September 30 2007, 3:43 PM 

Well here's a question for ya. when you are getting that 286' pull where's the other trucks in that class finishing.

I understand it's just a everyday Farm truck and your having fun pulling with it. But if your going to be Competitive your going to need more motor. The reason your getting a so much axle wrap in the front is your on the borderline of having enough horse power to pull.

Let say your 3/4 ton Chevy has a 350 in it making 265 H.P.
once you get it up to the 400 H.P. level you'll be closer to the top in the stock class. Around here most of our stock trucks are putting out close to 400 to 500 H.P.

And for why does it pull further without the stabilizer bars.

Here's my in-site on this.

When your front end axle wraps like it is it acts like a inch worm. but with the stabilizers on it you kinda get just a wheel hop instead. If you leave it axle wrapping you'll end up breaking the front end in due time.

Believe US when we say remove the 6" blocks and get the axle as close to the springs as you can. If you have re-arched springs on the truck leave the rear ones in there and put some regular spring back in the front and try to get it as close to the bump stops as possible.


Dan

 
 


(Login DieselEater)
75.163.152.40

RE.....Hops

September 30 2007, 4:14 PM 

The SHAZAAM style hitch cured my bounce issues......still use 4" lift springs up front, and fake solid shock out back.

I'll change it all around for next year but, this year ended with 2 good no bounce runs.

Check these vids......Raton pull from bumper.....Rocky Ford pull from new hitch.

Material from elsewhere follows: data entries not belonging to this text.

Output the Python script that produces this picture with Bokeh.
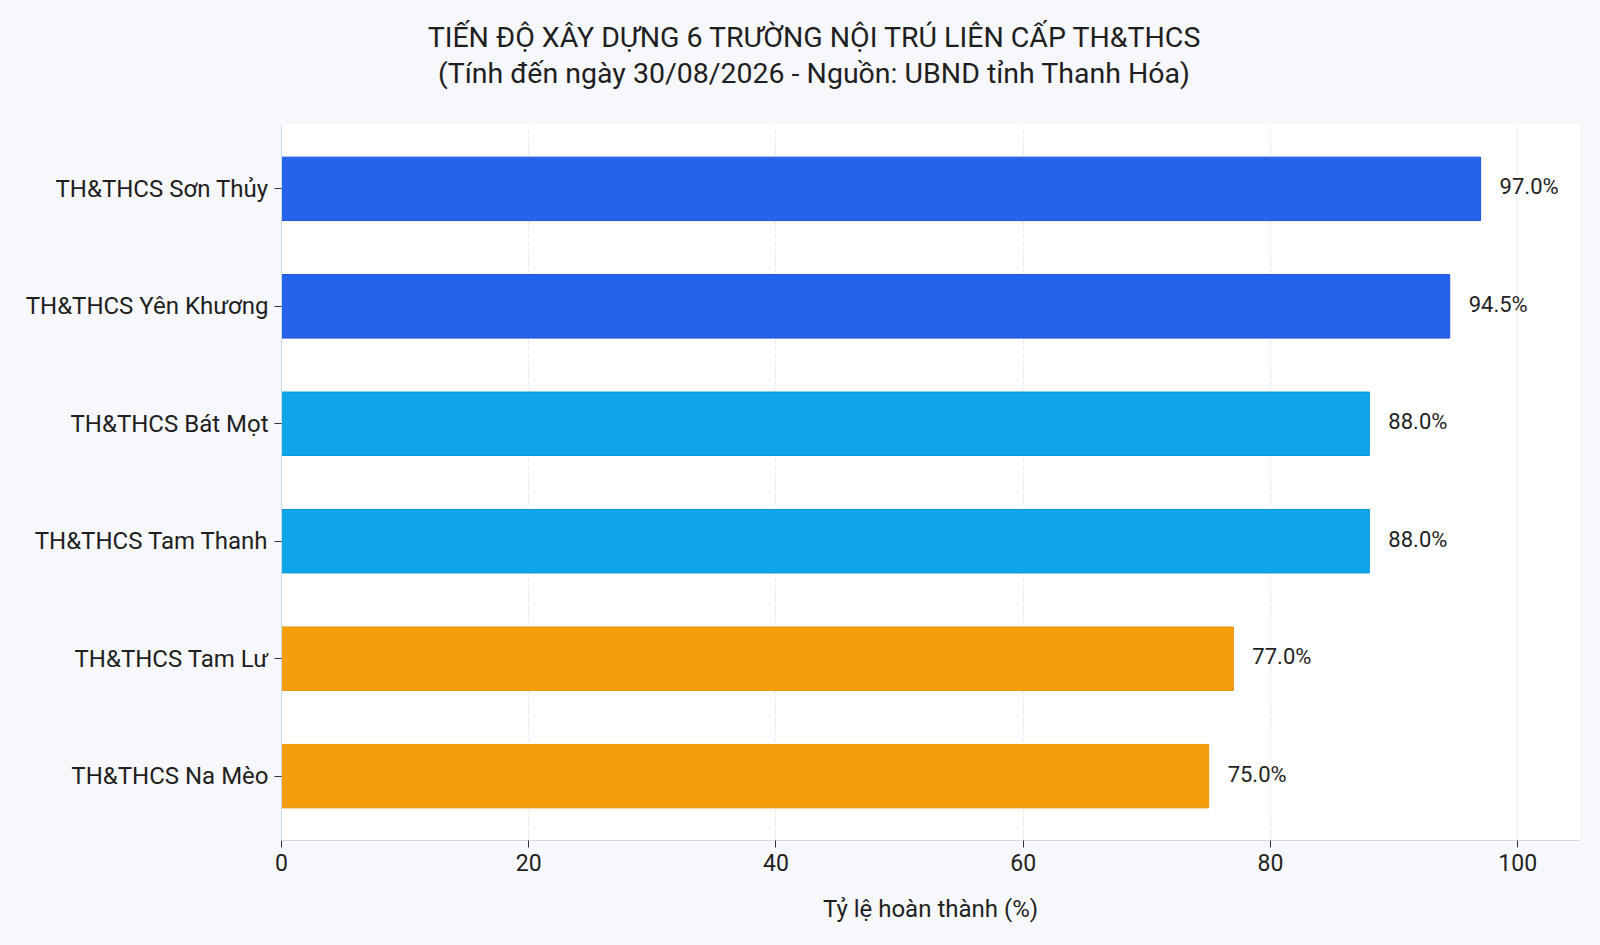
from bokeh.plotting import figure
from bokeh.layouts import column
from bokeh.models import ColumnDataSource, Div, FactorRange, Range1d, FixedTicker
from bokeh.embed import file_html
from bokeh.resources import INLINE

schools = ["TH&THCS Sơn Thủy", "TH&THCS Yên Khương", "TH&THCS Bát Mọt",
           "TH&THCS Tam Thanh", "TH&THCS Tam Lư", "TH&THCS Na Mèo"]
completion = [97.0, 94.5, 88.0, 88.0, 77.0, 75.0]
bar_colors = ["#2563eb", "#2563eb", "#0ea5e9", "#0ea5e9", "#f59e0b", "#f59e0b"]
edge_colors = ["#1d4ed8", "#1d4ed8", "#0b96d6", "#0b96d6", "#e8940a", "#e8940a"]
x_ticks = [0, 20, 40, 60, 80, 100]
labels = [f"{v:.1f}%" for v in completion]

title_line1 = "TIẾN ĐỘ XÂY DỰNG 6 TRƯỜNG NỘI TRÚ LIÊN CẤP TH&THCS"
title_line2 = "(Tính đến ngày 30/08/2026 - Nguồn: UBND tỉnh Thanh Hóa)"
x_label = "Tỷ lệ hoàn thành (%)"

FONT = "Roboto"
TXT = "#1f1f1f"
BG = "#f7f8fb"

W, H = 1600, 945
HEAD = 124
FRAME_L, FRAME_R, FRAME_B = 281, 1579, 840
X_MAX = 105

src = ColumnDataSource(dict(school=schools, val=completion, color=bar_colors,
                            edge=edge_colors, label=labels))

y_range = FactorRange(factors=list(reversed(schools)), range_padding=0.048,
                      range_padding_units="absolute")

title_div = Div(
    text=(f'<div style="font-family:{FONT};font-size:28.5px;line-height:35.5px;'
          f'color:{TXT};text-align:center;padding-top:20px;padding-left:28px;'
          f'box-sizing:border-box;width:{W}px;">'
          f'{title_line1}<br>{title_line2}</div>'),
    width=W, height=HEAD, margin=(0, 0, 0, 0))

p = figure(width=W, height=H - HEAD, y_range=y_range, x_range=Range1d(0, X_MAX),
           output_backend="svg", toolbar_location=None, margin=(0, 0, 0, 0),
           min_border_left=FRAME_L, min_border_right=W - FRAME_R,
           min_border_top=0, min_border_bottom=H - FRAME_B)

p.hbar(y="school", right="val", left=0, height=0.54, source=src,
       fill_color="color", line_color="edge", line_width=1)

p.text(x="val", y="school", text="label", source=src, x_offset=19, y_offset=-2,
       text_align="left", text_baseline="middle", text_font_size="22px",
       text_color=TXT, text_font={"value": FONT})

p.background_fill_color = "#ffffff"
p.border_fill_color = BG
p.outline_line_color = None

p.xgrid.grid_line_color = "#e6e8ec"
p.xgrid.grid_line_dash = "4 3"
p.xgrid.ticker = FixedTicker(ticks=x_ticks)
p.ygrid.grid_line_color = None

p.xaxis.ticker = FixedTicker(ticks=x_ticks)
p.xaxis.axis_label = x_label
p.xaxis.axis_label_text_font = FONT
p.xaxis.axis_label_text_font_size = "24px"
p.xaxis.axis_label_text_font_style = "normal"
p.xaxis.axis_label_text_color = TXT
p.xaxis.axis_label_standoff = 21
p.xaxis.major_label_text_font = FONT
p.xaxis.major_label_text_font_size = "23px"
p.xaxis.major_label_text_color = TXT
p.xaxis.major_label_standoff = 6
p.xaxis.axis_line_color = "#cfd8e3"
p.xaxis.major_tick_line_color = "#333333"
p.xaxis.major_tick_out = 7
p.xaxis.major_tick_in = 0
p.xaxis.minor_tick_line_color = None

p.yaxis.major_label_text_font = FONT
p.yaxis.major_label_text_font_size = "24px"
p.yaxis.major_label_text_color = TXT
p.yaxis.major_label_standoff = 6
p.yaxis.axis_line_color = "#c6dbea"
p.yaxis.major_tick_line_color = "#333333"
p.yaxis.major_tick_out = 7
p.yaxis.major_tick_in = 0

layout = column(title_div, p, spacing=0, margin=(0, 0, 0, 0),
                styles={"background-color": BG})

html = file_html(layout, INLINE)
html = html.replace("<head>", "<head><style>body{background:%s;margin:0;}</style>" % BG, 1)
open("out.html", "w").write(html)
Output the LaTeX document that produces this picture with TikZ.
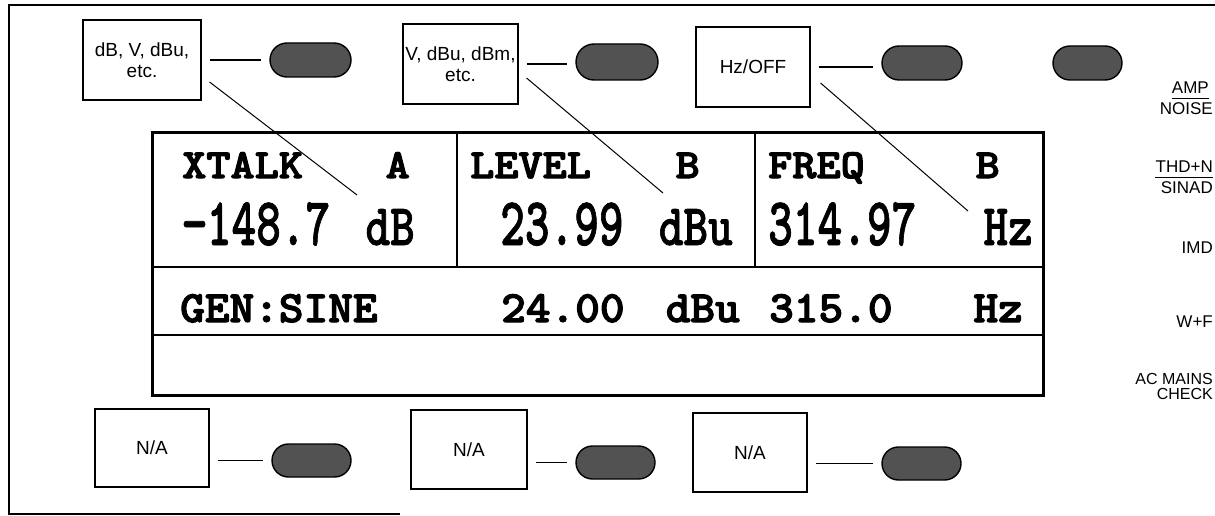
\documentclass[tikz,border=0pt]{standalone}
\usepackage{fontspec}
\usepackage{graphicx}
\setmainfont{Liberation Sans}
\newfontfamily\lcdfont[Extension=.otf,FakeBold=2.5]{lmmonolt10-bold}
\newfontfamily\lcdnum[Extension=.otf,FakeBold=1.3]{lmmonolt10-bold}
\usetikzlibrary{shapes.misc,calc}
\newcommand\lcdH[1]{\scalebox{1}[0.9]{\fontsize{46}{46}\selectfont\lcdfont #1}}
\newcommand\lcdV[1]{\scalebox{1}[1.45]{\fontsize{47}{47}\selectfont\lcdnum #1}}
\newcommand\lcdU[1]{\scalebox{1}[1.25]{\fontsize{47}{47}\selectfont\lcdnum #1}}
\newcommand\lcdG[1]{\scalebox{1}[0.95]{\fontsize{47}{47}\selectfont\lcdfont #1}}
\tikzset{
  labelbox/.style={draw,line width=1.1pt,inner sep=0pt,align=center,
    font=\fontsize{19}{21}\selectfont},
  btn/.style={rounded rectangle,draw,line width=1.4pt,fill=black!68,inner sep=0pt},
  conn/.style={line width=1.3pt,shorten <=8pt,shorten >=8pt},
  lead/.style={line width=1pt},
  lcd/.style={inner sep=0pt},
  side/.style={inner sep=0pt,font=\fontsize{17}{17}\selectfont},
  frameline/.style={line width=1.4pt},
  disp/.style={line width=3pt},
  divider/.style={line width=2pt}
}
\begin{document}
\begin{tikzpicture}[x=1pt,y=-1pt]
\useasboundingbox (0,0) rectangle (1215,516);
\fill[white] (0,0) rectangle (1215,516);
% outer frame
\draw[frameline] (1215,5) -- (9,5) -- (9,514) -- (400,514);
% display
\draw[disp] (152,133) rectangle (1043,395);
\draw[divider] (152,267) -- (1043,267);
\draw[divider] (152,335) -- (1043,335);
\draw[divider] (457,133) -- (457,267);
\draw[divider] (755,133) -- (755,267);
% display texts
\node[lcd,anchor=base west] (h1) at (182,178) {\lcdH{XTALK}};
\node[lcd,anchor=base east] (c1) at (410,178) {\lcdH{A}};
\node[lcd,anchor=base west] (v1) at (182,245) {\lcdV{−148.7}};
\node[lcd,anchor=base east] (u1) at (415,245) {\lcdU{dB}};
\node[lcd,anchor=base west] (h2) at (470,178) {\lcdH{LEVEL}};
\node[lcd,anchor=base east] (c2) at (700,178) {\lcdH{B}};
\node[lcd,anchor=base west] (v2) at (500,245) {\lcdV{23.99}};
\node[lcd,anchor=base east] (u2) at (733,245) {\lcdU{dBu}};
\node[lcd,anchor=base west] (h3) at (768,178) {\lcdH{FREQ}};
\node[lcd,anchor=base east] (c3) at (1000,178) {\lcdH{B}};
\node[lcd,anchor=base west] (v3) at (768,245) {\lcdV{314.97}};
\node[lcd,anchor=base east] (u3) at (1033,245) {\lcdU{Hz}};
\node[lcd,anchor=base west] (g1) at (180,322) {\lcdG{GEN:SINE}};
\node[lcd,anchor=base west] (g2) at (501,322) {\lcdG{24.00}};
\node[lcd,anchor=base east] (g3) at (740,322) {\lcdG{dBu}};
\node[lcd,anchor=base west] (g4) at (769,322) {\lcdG{315.0}};
\node[lcd,anchor=base east] (g5) at (1023,322) {\lcdG{Hz}};
% top soft-key labels
\node[labelbox,minimum width=118pt,minimum height=80pt] (b1) at (142,60) {dB, V, dBu,\\etc.};
\node[labelbox,minimum width=115pt,minimum height=80pt] (b2) at (460.5,64) {V, dBu, dBm,\\etc.};
\node[labelbox,minimum width=114pt,minimum height=80pt] (b3) at (753,67) {Hz/OFF};
% top keys
\node[btn,minimum width=81pt,minimum height=34pt] (o1) at (310.5,60) {};
\node[btn,minimum width=82pt,minimum height=36pt] (o2) at (617,62) {};
\node[btn,minimum width=80pt,minimum height=34pt] (o3) at (922,63) {};
\node[btn,minimum width=69pt,minimum height=34pt] (o4) at (1087.5,63) {};
\draw[conn] (b1.east) -- (b1.east -| o1.west);
\draw[conn] (b2.east) -- (b2.east -| o2.west);
\draw[conn] (b3.east) -- (b3.east -| o3.west);
% bottom soft-key labels
\node[labelbox,minimum width=114pt,minimum height=78pt] (n1) at (152,448) {N/A};
\node[labelbox,minimum width=116pt,minimum height=79pt] (n2) at (469,449.5) {N/A};
\node[labelbox,minimum width=114pt,minimum height=79pt] (n3) at (750,452.5) {N/A};
\node[btn,minimum width=79pt,minimum height=33pt] (p1) at (311.5,460.5) {};
\node[btn,minimum width=79pt,minimum height=33pt] (p2) at (615.5,462.5) {};
\node[btn,minimum width=79pt,minimum height=33pt] (p3) at (921.5,463.5) {};
\draw[conn] (p1.west -| n1.east) -- (p1.west);
\draw[conn] (p2.west -| n2.east) -- (p2.west);
\draw[conn] (p3.west -| n3.east) -- (p3.west);
% leader lines
\coordinate (t1) at (357,195);
\coordinate (t2) at (663,193);
\coordinate (t3) at (968,211);
\draw[lead] ([shift={(8,22)}]b1.east) -- (t1);
\draw[lead] ([shift={(8,14)}]b2.east) -- (t2);
\draw[lead] ([shift={(10,16)}]b3.east) -- (t3);
% right-hand labels
\node[side,anchor=east] (amp) at (1209,88) {AMP};
\node[side,anchor=east] (noise) at (1213,109) {NOISE};
\draw[line width=1pt] (amp.west |- 0,98.5) -- (1209,98.5);
\node[side,anchor=east] (thd) at (1213,167) {THD+N};
\node[side,anchor=east] (sinad) at (1213,188) {SINAD};
\draw[line width=1pt] (thd.west |- 0,177.5) -- (1213,177.5);
\node[side,anchor=east] (imd) at (1213,248) {IMD};
\node[side,anchor=east] (wf) at (1213,322) {W+F};
\node[side,anchor=east,align=right,font=\fontsize{16}{15}\selectfont] (acm) at (1213,386) {AC MAINS\\CHECK};
\end{tikzpicture}
\end{document}
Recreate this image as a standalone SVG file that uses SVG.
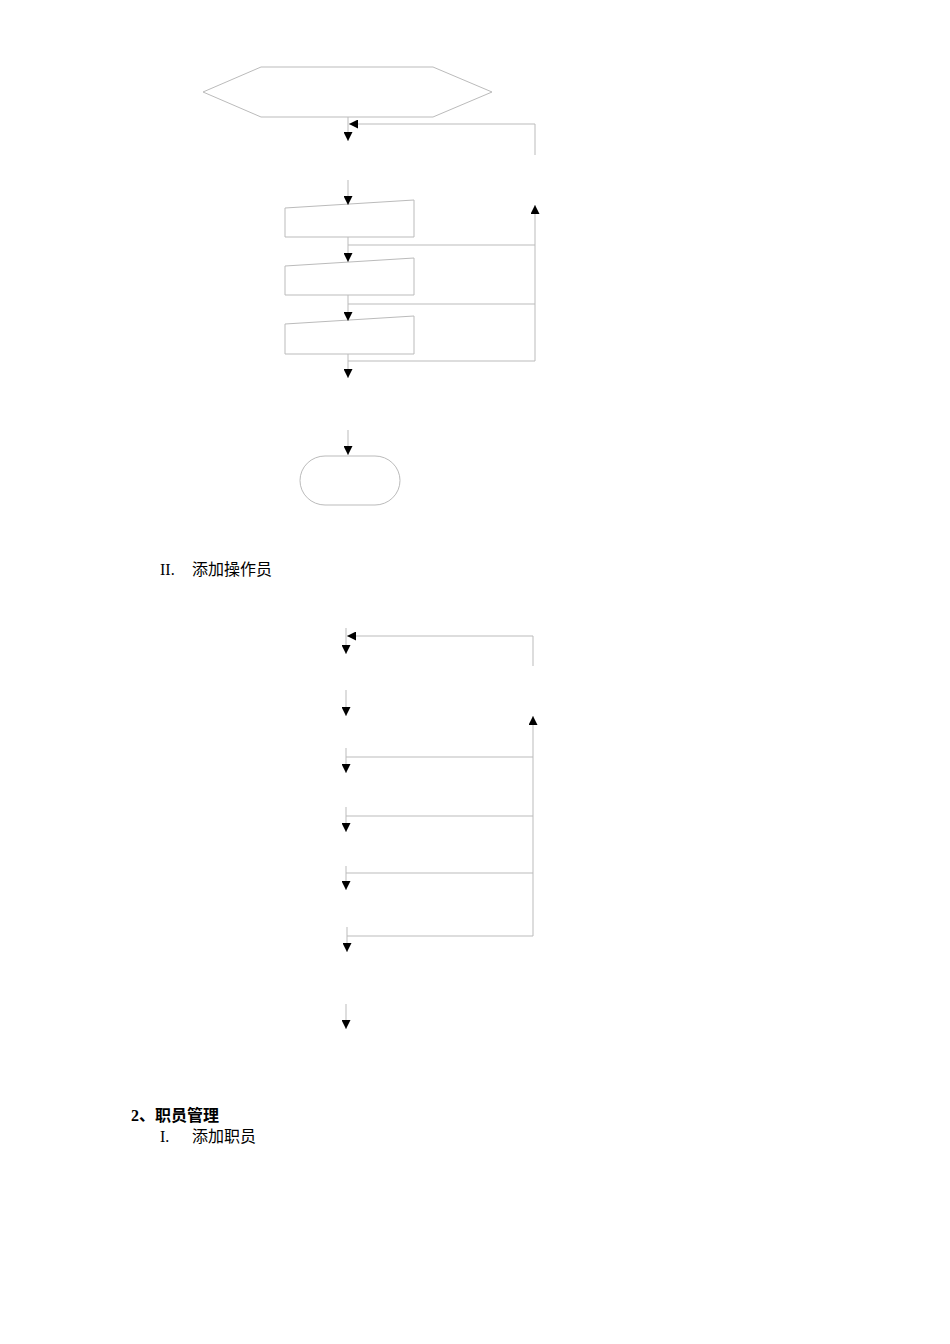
<svg xmlns="http://www.w3.org/2000/svg" width="950" height="1344" viewBox="0 0 950 1344">
<defs>
<marker id="ah" viewBox="0 0 10 10" refX="10" refY="5" markerWidth="9" markerHeight="9" markerUnits="userSpaceOnUse" orient="auto"><path d="M0,0L10,5L0,10z" fill="#000"/></marker>
<style>.s{fill:none;stroke:#bbb;stroke-width:1}.t{font-family:"Liberation Serif","Noto Sans CJK SC",serif;font-size:16px;fill:#000}</style>
</defs>
<rect width="950" height="1344" fill="#fff"/>
<g id="n1"><polygon class="s" points="203,92 261,67 433,67 492,92 433,117 261,117"/></g>
<g id="n2"><polygon class="s" points="285,208 414,200 414,237 285,237"/></g>
<g id="n3"><polygon class="s" points="285,266 414,258 414,295 285,295"/></g>
<g id="n4"><polygon class="s" points="285,324 414,316 414,354 285,354"/></g>
<g id="n5"><rect class="s" x="300" y="456" width="100" height="49" rx="25"/></g>
<g id="connectors">
<path class="s" d="M348,117V141" marker-end="url(#ah)"/>
<path class="s" d="M535,155V124H349" marker-end="url(#ah)"/>
<path class="s" d="M348,180V205" marker-end="url(#ah)"/>
<path class="s" d="M348,237V262" marker-end="url(#ah)"/>
<path class="s" d="M348,295V321" marker-end="url(#ah)"/>
<path class="s" d="M348,354V378" marker-end="url(#ah)"/>
<path class="s" d="M348,245H535M348,304H535M348,361H535"/>
<path class="s" d="M535,361V205" marker-end="url(#ah)"/>
<path class="s" d="M348,430V455" marker-end="url(#ah)"/>
<path class="s" d="M346,628V654" marker-end="url(#ah)"/>
<path class="s" d="M533,666V636H347" marker-end="url(#ah)"/>
<path class="s" d="M346,690V716" marker-end="url(#ah)"/>
<path class="s" d="M533,936V716" marker-end="url(#ah)"/>
<path class="s" d="M346,757H533M346,816H533M346,873H533M347,936H533"/>
<path class="s" d="M346,748V773" marker-end="url(#ah)"/>
<path class="s" d="M346,807V832" marker-end="url(#ah)"/>
<path class="s" d="M346,866V890" marker-end="url(#ah)"/>
<path class="s" d="M347,927V952" marker-end="url(#ah)"/>
<path class="s" d="M346,1004V1029" marker-end="url(#ah)"/>
</g>
<text class="t" x="160" y="575">II.</text><text class="t" x="192" y="575">添加操作员</text>
<text class="t" x="131" y="1121" font-weight="bold" font-size="17">2、职员管理</text>
<text class="t" x="160" y="1142">I.</text><text class="t" x="192" y="1142">添加职员</text>
</svg>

http://www.myspace.com/chevypullin

A......

 
 

(Login longshot454)
71.7.54.15

re

September 30 2007, 7:53 PM 

I don't think I am lacking on power too bad, it is a long rod 60 over 400 with flat tops and good heads, I am usually placing top three but this year has been a bad year and only made 2 pulls not placing even top 5 and need to catch up around an extra 20 feet to be back on top or in the top anyway, The way I mount my stabilizer bars were to counteract the bad action that the rear lift blocks create, and I am thinking that blocking up the rearend solid to the frame will be the next step. But it is only trial and error for me. I am building another truck to drive and I will have more time to spend on my truck that I pull and treat it more like a toy than a worker. Hopefully next year I can have a fresh motor and no lift to deal with.


    
This message has been edited by longshot454 from IP address 71.7.54.15 on Sep 30, 2007 7:55 PM


 
 
Alan
(no login)
71.98.73.91

Re

September 30 2007, 8:37 PM 

Were the stabilizer bars on the back or front? If you need 20ft to get to the front of the pack, then you'll find you need more motor and less gear. Pulling is about momentum. To get momentum, you need speed, and to get speed, you need many things not the least of which is HP, gearing and traction. Now there is a LOT that goes into each of these. Chassis setup is extremely important, and lift blocks put the axle further away from the spring, which creates more leverage against the spring causing wrap. If your rules allow it, then run ladder bars and a blocked rear end. When you do this, you'll find out quickly that your gonna need more power because the sled will plant the tires in the ground making them harder to turn.